With less than a month to go before India’s general election, when Narendra Modi’s Bharatiya Janata Party (BJP) is widely expected to retain power, the opposition coalition is a shambles. This is only partly its own doing. India’s law-enforcement agencies have played a not insignificant role.
On March 21st the Enforcement Directorate (ED), a federal agency tasked with investigating large-scale economic offences, arrested Arvind Kejriwal, the chief minister of Delhi, a leading figure in the main opposition alliance and a thorn in the side of the prime minister.
The arrest had been widely expected. The ED has “summoned” Mr Kejriwal for questioning nine times since October, which he gleefully and publicly ignored. Yet the news, when it broke late on March 21st, was still a shock. It is the first time in India’s history that a sitting chief minister has been arrested. And it is only the latest misfortune to strike the anti-BJP coalition.
In January the chief minister of Jharkhand, an opposition-run eastern state, resigned just hours before he too was arrested by the ED, in his case on suspicion of money-laundering.
This week the Congress party, the only big national party other than the BJP, said its bank accounts had been frozen by the tax authorities over alleged undeclared cash income of 1.5m rupees ($18,000), or about 0.07% of its total donation income, in the 2017-18 financial year.
Maybe the timing is pure coincidence. The government says law-enforcement agencies are merely doing their job. The bjp rode to power in 2014 on, among other things, popular disgust with corruption. The last term of the previous, Congress-led, coalition had been marked by a seemingly never-ending cascade of exposés by India’s then muckraking media.
Many voters remain wedded to the idea that Mr Modi is incorruptible. Some believe that applies to his party too.
Perhaps it is true. That would explain why the ed and the Central Bureau of Investigation (CBI), another law-enforcement agency, both of which are controlled by the central government, have been so energetic in their investigations of parties other than the BJP. Some 95% of the agencies’ investigations since 2014 have focused on the opposition. Under the Congress-led coalition over the previous ten years, just 54% of ed investigations and 60% of CBI ones went after the opposition, according to an investigation by the Indian Express, a national daily.
The BJP’s halo extends to new members too. The agencies have ceased or eased investigations against opposition politicians after they defected to the ruling party.
The particulars of the case against Mr Kejriwal relate to a new liquor policy introduced by his government in 2021. The ED and the CBI allege that Mr Kejriwal’s Aam Aadmi Party (AAP) received around 1bn rupees in kickbacks from a group of businessmen in exchange for lucrative alcohol licences.

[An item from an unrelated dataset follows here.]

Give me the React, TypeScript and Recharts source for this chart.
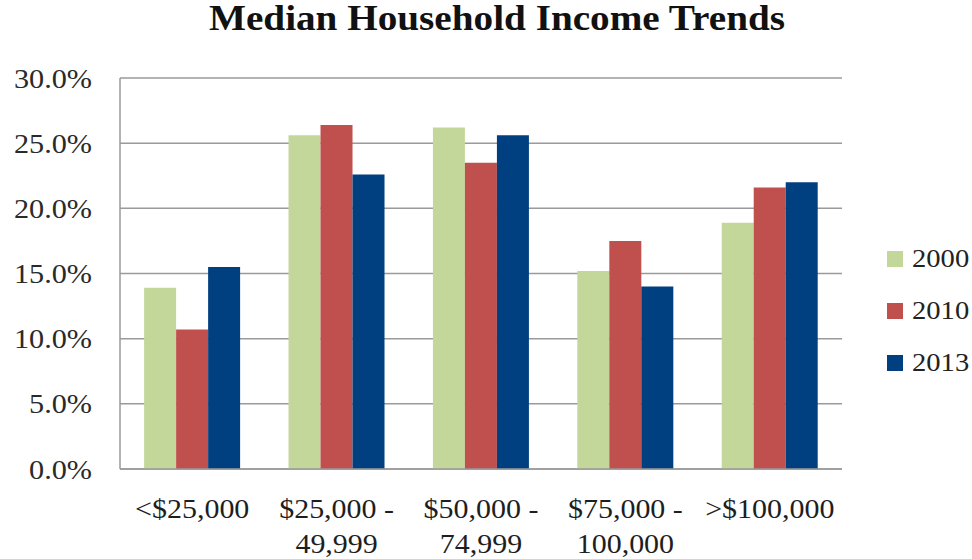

Two other senior AAP lieutenants are already in jail pending trial as part of the case, including Mr Kejriwal’s deputy, who was arrested in February 2023. The ED says Mr Kejriwal has failed to co-operate with the probe and that his arrest is necessary to establish what role he played in the alleged corruption. Though the agency has conducted multiple raids and arrested a total of 16 people in the probe, none of the accused have yet been put on trial. AAP says the investigation is a political conspiracy.
The irony is that Mr Kejriwal rose to political prominence as a campaigner against graft under the previous Congress-led government. The symbol of his party is a broom, signifying the sweeping away of corruption. Other opposition leaders rallied behind Mr Kejriwal. “A scared dictator wants to create a dead democracy,” Rahul Gandhi, figurehead of the Congress, wrote on X, formerly Twitter.
Pinarayi Vijayan, the chief minister of Kerala, called Mr Kejriwal’s arrest “outright vicious and part of a callous plot to silence all opposition voices just ahead of the general elections”.
MK Stalin, the chief minister of Tamil Nadu, said it laid bare the BJP’s abuse of power and the “decay of democracy”.
Mr Kejriwal has consistently denied wrongdoing, and justified his refusal to appear for questioning before the ED by calling the summons “illegal”. He is challenging his arrest in court. But whatever the judges decide, the saga will probably hurt the opposition more than the BJP.
If Mr Kejriwal remains in jail, the opposition alliance will be deprived of a crucial campaigner. Even if he is released, he will have been robbed of some of his moral power, and his image is likely to be tarnished.